**SUPPLIED DATA**
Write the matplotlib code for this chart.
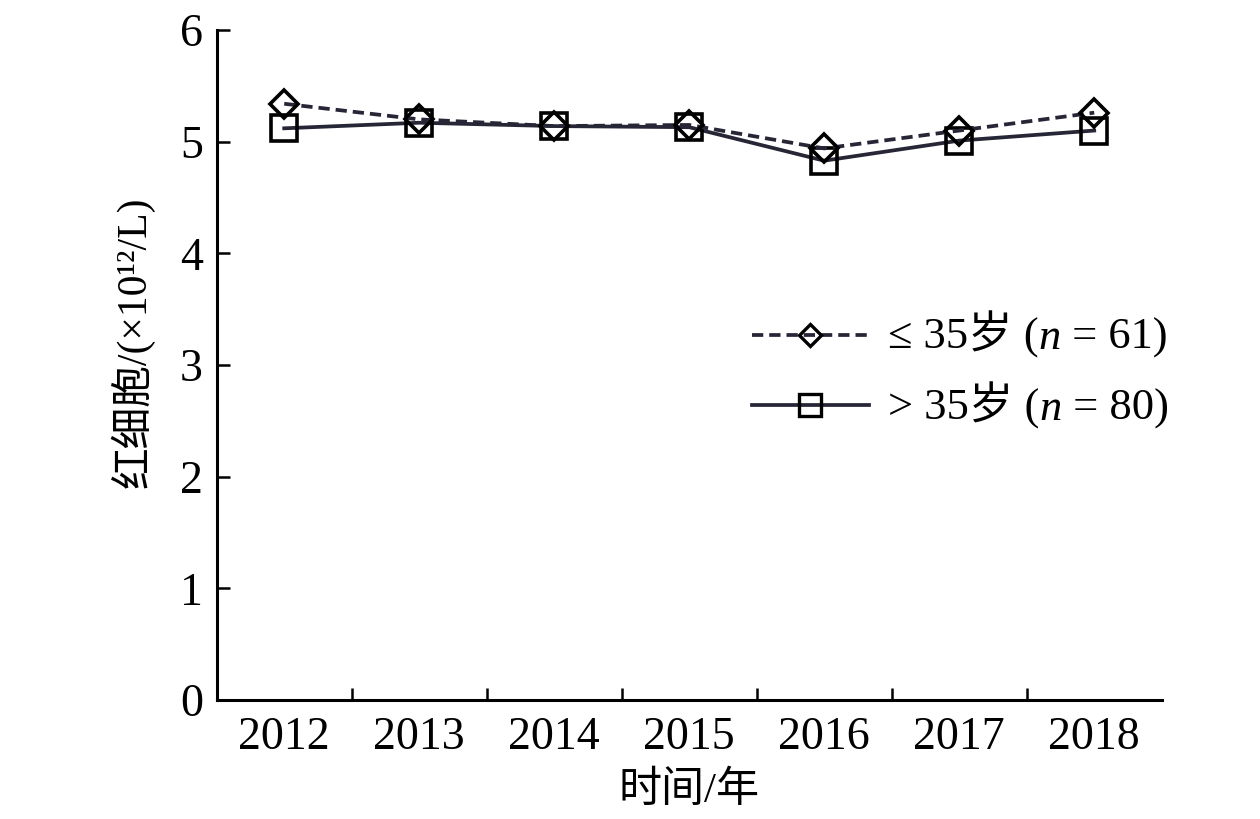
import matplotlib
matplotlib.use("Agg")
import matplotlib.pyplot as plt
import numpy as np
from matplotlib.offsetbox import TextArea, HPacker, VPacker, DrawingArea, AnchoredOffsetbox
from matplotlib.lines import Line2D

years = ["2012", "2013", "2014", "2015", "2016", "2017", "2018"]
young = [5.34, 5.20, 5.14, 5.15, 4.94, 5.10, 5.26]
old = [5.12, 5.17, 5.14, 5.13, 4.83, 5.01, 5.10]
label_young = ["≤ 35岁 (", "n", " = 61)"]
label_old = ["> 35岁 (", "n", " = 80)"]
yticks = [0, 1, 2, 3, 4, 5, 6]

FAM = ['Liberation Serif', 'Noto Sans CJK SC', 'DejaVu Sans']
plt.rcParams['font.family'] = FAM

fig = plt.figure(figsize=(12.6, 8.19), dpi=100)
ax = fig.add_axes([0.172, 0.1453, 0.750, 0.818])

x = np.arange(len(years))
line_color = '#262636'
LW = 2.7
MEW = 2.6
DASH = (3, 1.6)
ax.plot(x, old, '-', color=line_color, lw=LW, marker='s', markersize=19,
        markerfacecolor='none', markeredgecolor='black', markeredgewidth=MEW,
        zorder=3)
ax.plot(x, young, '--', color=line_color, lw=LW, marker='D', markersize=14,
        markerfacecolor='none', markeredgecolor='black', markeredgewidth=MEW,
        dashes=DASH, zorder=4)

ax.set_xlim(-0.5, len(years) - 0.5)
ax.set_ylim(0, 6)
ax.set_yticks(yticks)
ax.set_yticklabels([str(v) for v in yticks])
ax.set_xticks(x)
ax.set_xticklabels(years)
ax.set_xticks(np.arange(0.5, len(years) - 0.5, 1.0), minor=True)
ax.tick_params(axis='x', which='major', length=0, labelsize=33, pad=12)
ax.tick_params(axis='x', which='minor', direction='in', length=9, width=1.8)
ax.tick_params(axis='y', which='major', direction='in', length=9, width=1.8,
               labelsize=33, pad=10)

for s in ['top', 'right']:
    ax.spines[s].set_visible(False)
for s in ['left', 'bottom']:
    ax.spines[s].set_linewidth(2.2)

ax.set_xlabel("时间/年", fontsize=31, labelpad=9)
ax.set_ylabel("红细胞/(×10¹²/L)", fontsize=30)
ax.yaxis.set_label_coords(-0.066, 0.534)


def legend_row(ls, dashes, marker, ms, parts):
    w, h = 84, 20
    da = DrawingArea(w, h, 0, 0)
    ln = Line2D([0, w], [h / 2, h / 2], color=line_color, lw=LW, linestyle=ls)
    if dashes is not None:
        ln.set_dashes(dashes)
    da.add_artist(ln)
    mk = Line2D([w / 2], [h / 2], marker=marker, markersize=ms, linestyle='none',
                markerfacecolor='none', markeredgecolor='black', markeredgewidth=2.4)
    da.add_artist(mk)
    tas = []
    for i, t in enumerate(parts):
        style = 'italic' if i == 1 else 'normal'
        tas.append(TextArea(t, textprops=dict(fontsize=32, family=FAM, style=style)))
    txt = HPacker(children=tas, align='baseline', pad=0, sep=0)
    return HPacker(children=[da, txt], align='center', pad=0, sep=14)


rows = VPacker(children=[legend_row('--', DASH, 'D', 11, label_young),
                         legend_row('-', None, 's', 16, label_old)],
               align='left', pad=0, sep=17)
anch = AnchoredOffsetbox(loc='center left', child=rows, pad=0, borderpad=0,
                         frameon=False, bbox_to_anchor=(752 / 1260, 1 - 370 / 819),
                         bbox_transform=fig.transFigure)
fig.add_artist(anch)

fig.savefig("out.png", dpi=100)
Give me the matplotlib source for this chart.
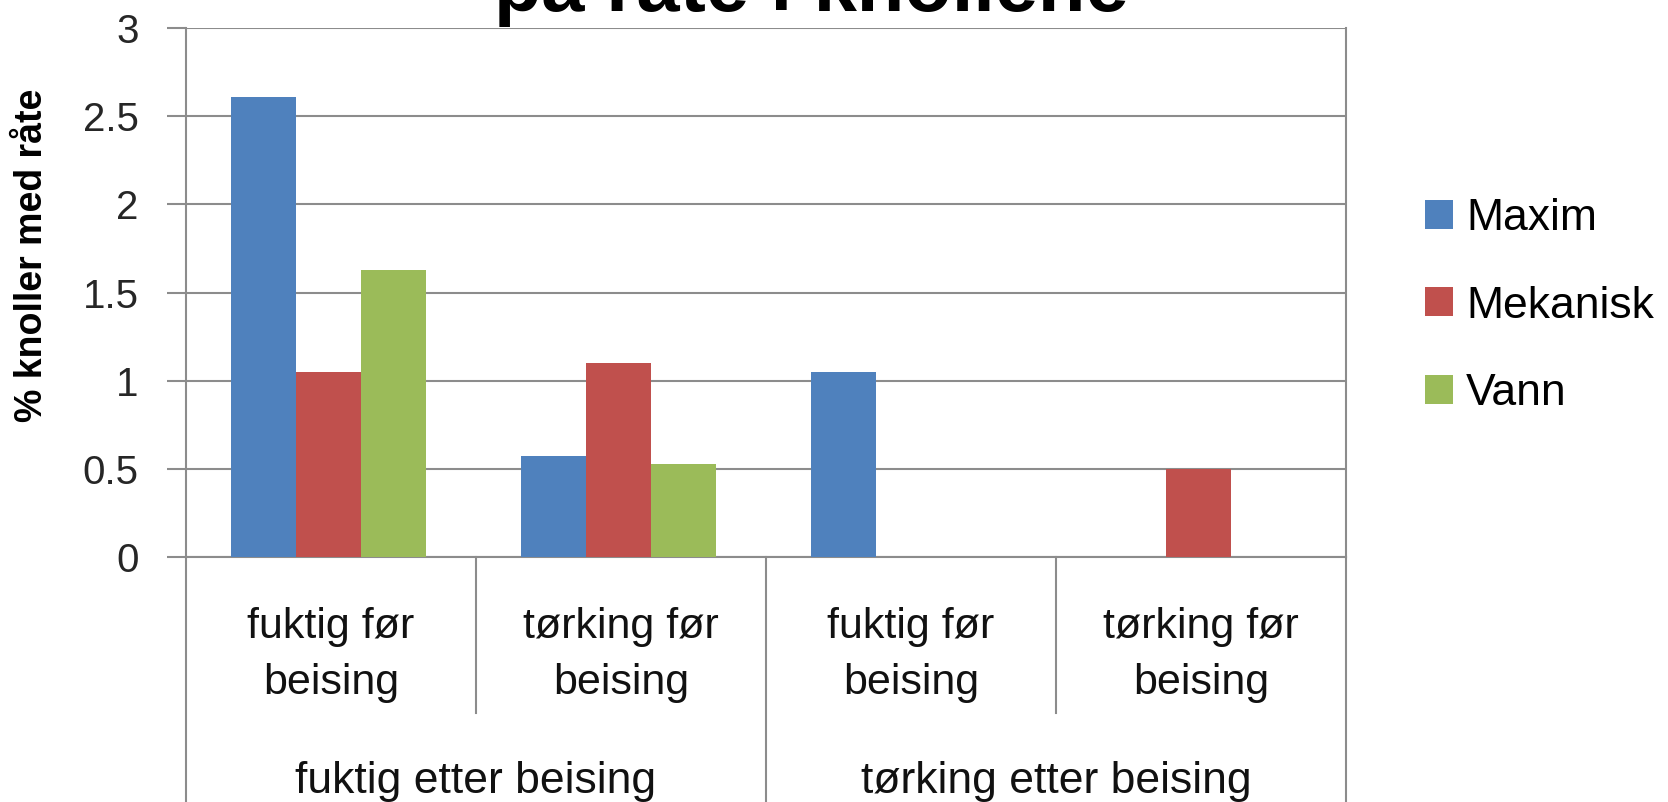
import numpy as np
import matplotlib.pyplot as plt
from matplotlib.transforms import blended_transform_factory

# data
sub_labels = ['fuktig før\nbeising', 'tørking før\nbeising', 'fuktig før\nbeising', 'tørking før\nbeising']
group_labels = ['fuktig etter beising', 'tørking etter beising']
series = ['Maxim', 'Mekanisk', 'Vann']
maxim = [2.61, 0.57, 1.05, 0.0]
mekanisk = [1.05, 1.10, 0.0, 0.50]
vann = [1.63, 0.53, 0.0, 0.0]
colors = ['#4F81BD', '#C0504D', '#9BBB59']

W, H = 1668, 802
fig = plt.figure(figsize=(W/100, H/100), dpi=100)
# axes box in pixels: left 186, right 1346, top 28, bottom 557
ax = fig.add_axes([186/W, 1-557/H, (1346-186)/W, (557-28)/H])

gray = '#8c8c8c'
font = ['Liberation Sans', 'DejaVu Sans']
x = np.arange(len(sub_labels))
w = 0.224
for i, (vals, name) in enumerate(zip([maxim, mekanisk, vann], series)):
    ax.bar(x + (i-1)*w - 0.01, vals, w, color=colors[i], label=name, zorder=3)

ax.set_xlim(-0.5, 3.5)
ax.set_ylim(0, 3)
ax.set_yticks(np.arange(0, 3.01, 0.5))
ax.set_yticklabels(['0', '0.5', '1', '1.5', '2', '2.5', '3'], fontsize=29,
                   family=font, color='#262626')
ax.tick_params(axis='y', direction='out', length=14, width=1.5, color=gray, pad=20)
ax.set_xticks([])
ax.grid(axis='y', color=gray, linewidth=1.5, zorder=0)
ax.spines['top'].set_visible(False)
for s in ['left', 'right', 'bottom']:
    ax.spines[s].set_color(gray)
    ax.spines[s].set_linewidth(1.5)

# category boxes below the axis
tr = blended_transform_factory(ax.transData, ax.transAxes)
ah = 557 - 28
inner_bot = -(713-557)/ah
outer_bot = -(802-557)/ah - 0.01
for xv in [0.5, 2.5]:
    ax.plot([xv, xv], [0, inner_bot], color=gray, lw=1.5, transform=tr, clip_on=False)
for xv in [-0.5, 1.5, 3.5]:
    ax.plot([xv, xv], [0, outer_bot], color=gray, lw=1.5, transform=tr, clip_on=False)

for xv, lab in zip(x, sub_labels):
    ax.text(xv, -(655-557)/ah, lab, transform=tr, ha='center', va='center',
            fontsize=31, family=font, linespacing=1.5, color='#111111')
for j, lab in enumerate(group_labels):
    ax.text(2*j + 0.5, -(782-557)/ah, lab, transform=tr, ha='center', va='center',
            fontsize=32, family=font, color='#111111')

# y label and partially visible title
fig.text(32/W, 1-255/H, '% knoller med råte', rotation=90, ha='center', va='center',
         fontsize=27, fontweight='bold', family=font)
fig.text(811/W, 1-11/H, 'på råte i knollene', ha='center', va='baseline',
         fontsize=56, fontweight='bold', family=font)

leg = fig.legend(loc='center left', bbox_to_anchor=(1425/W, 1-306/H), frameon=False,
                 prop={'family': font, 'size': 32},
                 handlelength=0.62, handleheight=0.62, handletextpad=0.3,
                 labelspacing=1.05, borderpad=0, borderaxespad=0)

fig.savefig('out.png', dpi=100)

**WHAT IS ASKED**
Retype the whole listing exactly and leave the pictures out.

**TASK OUTPUT**
Write the matplotlib code for this chart.
import matplotlib
matplotlib.use("Agg")
import matplotlib.pyplot as plt
import numpy as np
from matplotlib.offsetbox import TextArea, HPacker, VPacker, DrawingArea, AnchoredOffsetbox
from matplotlib.lines import Line2D

years = ["2012", "2013", "2014", "2015", "2016", "2017", "2018"]
young = [5.34, 5.20, 5.14, 5.15, 4.94, 5.10, 5.26]
old = [5.12, 5.17, 5.14, 5.13, 4.83, 5.01, 5.10]
label_young = ["≤ 35岁 (", "n", " = 61)"]
label_old = ["> 35岁 (", "n", " = 80)"]
yticks = [0, 1, 2, 3, 4, 5, 6]

FAM = ['Liberation Serif', 'Noto Sans CJK SC', 'DejaVu Sans']
plt.rcParams['font.family'] = FAM

fig = plt.figure(figsize=(12.6, 8.19), dpi=100)
ax = fig.add_axes([0.172, 0.1453, 0.750, 0.818])

x = np.arange(len(years))
line_color = '#262636'
LW = 2.7
MEW = 2.6
DASH = (3, 1.6)
ax.plot(x, old, '-', color=line_color, lw=LW, marker='s', markersize=19,
        markerfacecolor='none', markeredgecolor='black', markeredgewidth=MEW,
        zorder=3)
ax.plot(x, young, '--', color=line_color, lw=LW, marker='D', markersize=14,
        markerfacecolor='none', markeredgecolor='black', markeredgewidth=MEW,
        dashes=DASH, zorder=4)

ax.set_xlim(-0.5, len(years) - 0.5)
ax.set_ylim(0, 6)
ax.set_yticks(yticks)
ax.set_yticklabels([str(v) for v in yticks])
ax.set_xticks(x)
ax.set_xticklabels(years)
ax.set_xticks(np.arange(0.5, len(years) - 0.5, 1.0), minor=True)
ax.tick_params(axis='x', which='major', length=0, labelsize=33, pad=12)
ax.tick_params(axis='x', which='minor', direction='in', length=9, width=1.8)
ax.tick_params(axis='y', which='major', direction='in', length=9, width=1.8,
               labelsize=33, pad=10)

for s in ['top', 'right']:
    ax.spines[s].set_visible(False)
for s in ['left', 'bottom']:
    ax.spines[s].set_linewidth(2.2)

ax.set_xlabel("时间/年", fontsize=31, labelpad=9)
ax.set_ylabel("红细胞/(×10¹²/L)", fontsize=30)
ax.yaxis.set_label_coords(-0.066, 0.534)


def legend_row(ls, dashes, marker, ms, parts):
    w, h = 84, 20
    da = DrawingArea(w, h, 0, 0)
    ln = Line2D([0, w], [h / 2, h / 2], color=line_color, lw=LW, linestyle=ls)
    if dashes is not None:
        ln.set_dashes(dashes)
    da.add_artist(ln)
    mk = Line2D([w / 2], [h / 2], marker=marker, markersize=ms, linestyle='none',
                markerfacecolor='none', markeredgecolor='black', markeredgewidth=2.4)
    da.add_artist(mk)
    tas = []
    for i, t in enumerate(parts):
        style = 'italic' if i == 1 else 'normal'
        tas.append(TextArea(t, textprops=dict(fontsize=32, family=FAM, style=style)))
    txt = HPacker(children=tas, align='baseline', pad=0, sep=0)
    return HPacker(children=[da, txt], align='center', pad=0, sep=14)


rows = VPacker(children=[legend_row('--', DASH, 'D', 11, label_young),
                         legend_row('-', None, 's', 16, label_old)],
               align='left', pad=0, sep=17)
anch = AnchoredOffsetbox(loc='center left', child=rows, pad=0, borderpad=0,
                         frameon=False, bbox_to_anchor=(752 / 1260, 1 - 370 / 819),
                         bbox_transform=fig.transFigure)
fig.add_artist(anch)

fig.savefig("out.png", dpi=100)
Give me the matplotlib source for this chart.
import numpy as np
import matplotlib.pyplot as plt
from matplotlib.transforms import blended_transform_factory

# data
sub_labels = ['fuktig før\nbeising', 'tørking før\nbeising', 'fuktig før\nbeising', 'tørking før\nbeising']
group_labels = ['fuktig etter beising', 'tørking etter beising']
series = ['Maxim', 'Mekanisk', 'Vann']
maxim = [2.61, 0.57, 1.05, 0.0]
mekanisk = [1.05, 1.10, 0.0, 0.50]
vann = [1.63, 0.53, 0.0, 0.0]
colors = ['#4F81BD', '#C0504D', '#9BBB59']

W, H = 1668, 802
fig = plt.figure(figsize=(W/100, H/100), dpi=100)
# axes box in pixels: left 186, right 1346, top 28, bottom 557
ax = fig.add_axes([186/W, 1-557/H, (1346-186)/W, (557-28)/H])

gray = '#8c8c8c'
font = ['Liberation Sans', 'DejaVu Sans']
x = np.arange(len(sub_labels))
w = 0.224
for i, (vals, name) in enumerate(zip([maxim, mekanisk, vann], series)):
    ax.bar(x + (i-1)*w - 0.01, vals, w, color=colors[i], label=name, zorder=3)

ax.set_xlim(-0.5, 3.5)
ax.set_ylim(0, 3)
ax.set_yticks(np.arange(0, 3.01, 0.5))
ax.set_yticklabels(['0', '0.5', '1', '1.5', '2', '2.5', '3'], fontsize=29,
                   family=font, color='#262626')
ax.tick_params(axis='y', direction='out', length=14, width=1.5, color=gray, pad=20)
ax.set_xticks([])
ax.grid(axis='y', color=gray, linewidth=1.5, zorder=0)
ax.spines['top'].set_visible(False)
for s in ['left', 'right', 'bottom']:
    ax.spines[s].set_color(gray)
    ax.spines[s].set_linewidth(1.5)

# category boxes below the axis
tr = blended_transform_factory(ax.transData, ax.transAxes)
ah = 557 - 28
inner_bot = -(713-557)/ah
outer_bot = -(802-557)/ah - 0.01
for xv in [0.5, 2.5]:
    ax.plot([xv, xv], [0, inner_bot], color=gray, lw=1.5, transform=tr, clip_on=False)
for xv in [-0.5, 1.5, 3.5]:
    ax.plot([xv, xv], [0, outer_bot], color=gray, lw=1.5, transform=tr, clip_on=False)

for xv, lab in zip(x, sub_labels):
    ax.text(xv, -(655-557)/ah, lab, transform=tr, ha='center', va='center',
            fontsize=31, family=font, linespacing=1.5, color='#111111')
for j, lab in enumerate(group_labels):
    ax.text(2*j + 0.5, -(782-557)/ah, lab, transform=tr, ha='center', va='center',
            fontsize=32, family=font, color='#111111')

# y label and partially visible title
fig.text(32/W, 1-255/H, '% knoller med råte', rotation=90, ha='center', va='center',
         fontsize=27, fontweight='bold', family=font)
fig.text(811/W, 1-11/H, 'på råte i knollene', ha='center', va='baseline',
         fontsize=56, fontweight='bold', family=font)

leg = fig.legend(loc='center left', bbox_to_anchor=(1425/W, 1-306/H), frameon=False,
                 prop={'family': font, 'size': 32},
                 handlelength=0.62, handleheight=0.62, handletextpad=0.3,
                 labelspacing=1.05, borderpad=0, borderaxespad=0)

fig.savefig('out.png', dpi=100)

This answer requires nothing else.